Newer, faster communication technology certainly made globalization easier. But it does not mean the spread of global consciousness is inevitable. Despite the emergence of new technologies, global connections only recovered long after the disruption caused by the two world wars.
World trade only grew after the Bretton Woods system of “managed capitalism” collapsed amid high inflation, a global energy crisis, and political chaos in the democratic world in the 1970s. Since then, neoliberalism has become the dominant economic ideology, and the continued relaxation of government control has led to more global trade and investment. With this history in mind, it can be said that globalization is the result of political decisions rather than merely a function of technological improvement.
Growing Regionalization
With the political environment of the world turning against globalization and becoming increasingly security-driven, globalization is losing steam. The world is increasingly carved up into regional trade blocs that also increasingly bear political responsibilities. Power and responsibility are devolving from post-war international organizations back to more localized institutions.
The new emerging local institutions are taking on the tasks of facilitating regional trade through unified trade policies and tariff barriers. Regional organizations such as ASEAN in Southeast Asia, the African Union, and of course, there is the European Union, have evolved into regional governing bodies that greatly influence local trade policies. The European Union has taken this regional integration approach further. Now people debate it will evolve into a super-state.
Politics, it would seem, are becoming more locally driven. The days of the Washington Consensus, when global institutions such as the IMF and the World Bank were able to direct policies to Third World states, might be truly over. In its place is a patchwork of regional organizations that coordinate regional economic, political, and security policies.
Conclusion: A More Regional World
The re-emergence of multi-polarity
The rise of regional blocs goes hand-in-hand with the re-emergence of big power politics. Major powers often seek to create an area around themselves where they exercise privileged political and economic influences on their neighbors. This has the benefit of both creating buffer states in case of war, as well as a guaranteed market for the major power’s exports.

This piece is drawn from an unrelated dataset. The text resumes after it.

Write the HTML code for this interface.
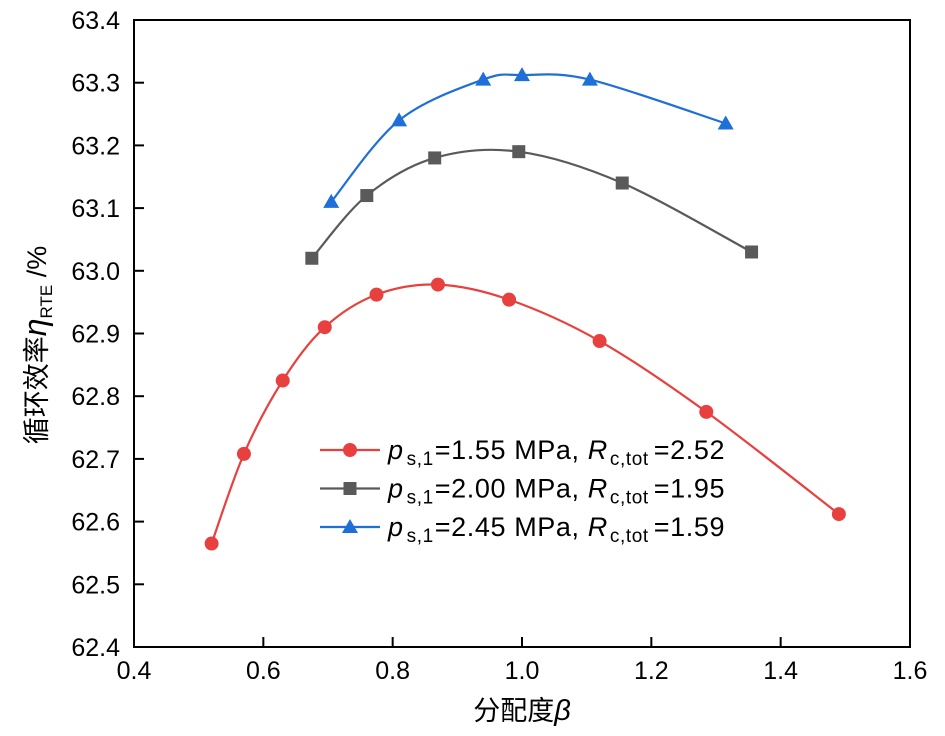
<!DOCTYPE html>
<html><head><meta charset="utf-8"><style>
body{margin:0;background:#fff;}
svg text{font-family:"Liberation Sans","Noto Sans CJK SC",sans-serif;}
</style></head><body>
<svg id="chart" width="945" height="731" xmlns="http://www.w3.org/2000/svg">
<g id="axes"></g>
<g id="series"></g>
<g id="legend"></g>
<text x="522" y="720" font-size="27" text-anchor="middle">分配度<tspan font-style="italic" font-size="29">β</tspan></text>
<text transform="translate(46,345) rotate(-90)" font-size="27" text-anchor="middle">循环效率<tspan font-style="italic" font-size="32">η</tspan><tspan font-size="17" dy="6">RTE</tspan><tspan dy="-6"> /%</tspan></text>
</svg>
<script>
const xTicks=[0.4,0.6,0.8,1.0,1.2,1.4,1.6];
const yTicks=[62.4,62.5,62.6,62.7,62.8,62.9,63.0,63.1,63.2,63.3,63.4];
const redX=[0.52,0.57,0.63,0.695,0.775,0.87,0.98,1.12,1.285,1.49];
const redY=[62.565,62.708,62.825,62.910,62.962,62.978,62.954,62.888,62.775,62.612];
const grayX=[0.675,0.76,0.865,0.995,1.155,1.355];
const grayY=[63.02,63.12,63.18,63.19,63.14,63.03];
const blueX=[0.705,0.81,0.94,1.0,1.105,1.315];
const blueY=[63.11,63.24,63.305,63.312,63.305,63.235];
const labels=["1.55 MPa, ","2.00 MPa, ","2.45 MPa, "];
const rvals=["2.52","1.95","1.59"];
const NS="http://www.w3.org/2000/svg";
const L=134,R=910,T=20,B=647;
const sx=v=>L+(v-0.4)/1.2*(R-L);
const sy=v=>B-(v-62.4)/1.0*(B-T);
function mk(tag,attrs,parent){const e=document.createElementNS(NS,tag);for(const k in attrs)e.setAttribute(k,attrs[k]);parent.appendChild(e);return e;}
const ax=document.getElementById('axes');
const frame=mk('rect',{x:L,y:T,width:R-L,height:B-T,fill:'none',stroke:'#000','stroke-width':2},ax);


xTicks.forEach(v=>{
 const t=mk('line',{x1:sx(v),x2:sx(v),y1:B,y2:B-10,stroke:'#000','stroke-width':2},ax);
 
 
 const l=mk('text',{x:sx(v),y:B+32,'font-size':25,'text-anchor':'middle'},ax);l.textContent=v.toFixed(1);
 
 
});
yTicks.forEach(v=>{
 const t=mk('line',{x1:L,x2:L+10,y1:sy(v),y2:sy(v),stroke:'#000','stroke-width':2},ax);
 
 
 const l=mk('text',{x:L-14,y:sy(v)+9,'font-size':25,'text-anchor':'end'},ax);l.textContent=v.toFixed(1);
 
 
});
function smooth(pts){let d=`M${pts[0][0]},${pts[0][1]}`;for(let i=0;i<pts.length-1;i++){const p0=pts[Math.max(0,i-1)],p1=pts[i],p2=pts[i+1],p3=pts[Math.min(pts.length-1,i+2)];const c1=[p1[0]+(p2[0]-p0[0])/6,p1[1]+(p2[1]-p0[1])/6],c2=[p2[0]-(p3[0]-p1[0])/6,p2[1]-(p3[1]-p1[1])/6];d+=`C${c1[0]},${c1[1]} ${c2[0]},${c2[1]} ${p2[0]},${p2[1]}`;}return d;}
function marker(shape,x,y,color,g){
 if(shape==='c')return mk('circle',{cx:x,cy:y,r:7,fill:color},g);
 if(shape==='s')return mk('rect',{x:x-6.5,y:y-6.5,width:13,height:13,fill:color},g);
 return mk('polygon',{points:`${x},${y-8} ${x-8},${y+6} ${x+8},${y+6}`,fill:color},g);
}
const ser=document.getElementById('series');
const sets=[[redX,redY,'#e8403f','c','red'],[grayX,grayY,'#5a5a5a','s','gray'],[blueX,blueY,'#1f6fd8','t','blue']];
sets.forEach(([xs,ys,c,sh,nm])=>{
 const pts=xs.map((x,i)=>[sx(x),sy(ys[i])]);
 const p=mk('path',{d:smooth(pts),fill:'none',stroke:c,'stroke-width':2.2},ser);
 
 
 pts.forEach(q=>{const m=marker(sh,q[0],q[1],c,ser);
  
  });
});
const lg=document.getElementById('legend');
sets.forEach(([xs,ys,c,sh,nm],i)=>{
 const y=450+i*38.5;
 const ln=mk('line',{x1:320,x2:380,y1:y,y2:y,stroke:c,'stroke-width':2.2},lg);
 
 
 const m=marker(sh,350,y,c,lg);
 
 
 const t=mk('text',{x:388,y:y+9,'font-size':27,'letter-spacing':0.6},lg);
 
 
 t.innerHTML=`<tspan font-style="italic">p</tspan><tspan font-size="19" dx="3" dy="6">s,1</tspan><tspan dx="1" dy="-6">=${labels[i]}</tspan><tspan font-style="italic">R</tspan><tspan font-size="19" dx="2" dy="6">c,tot</tspan><tspan dx="5" dy="-6">=${rvals[i]}</tspan>`;
});
</script>
</body></html>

As far back as 1992, Russia had sought to revive its traditional sphere of influence. Russian interference in Ukraine and the Russian revival of the Eurasian Economic Union are sometimes interpreted as a throwback to this policy. Similarly, Chinese preoccupation with island chains, regional institutions such as the Asia Infrastructure Investment Bank and RCEP, is seen by some in the West as Chinese efforts to increase its own influence in its immediate neighborhood.
The Future
If globalization is truly due to the existence of a global superpower as some theorized, then we should not be surprised at the demise of the globalized world with the relative economic decline of the United States from its almost unchallenged post-war position. In its place will be a patchwork of regional trading blocks. Some of these blocks will be dominated by one major state, while influence in others will be more evenly distributed. But whether such arrangements will be beneficial to their residents compared to the globalized system of the late 20th century, none can say.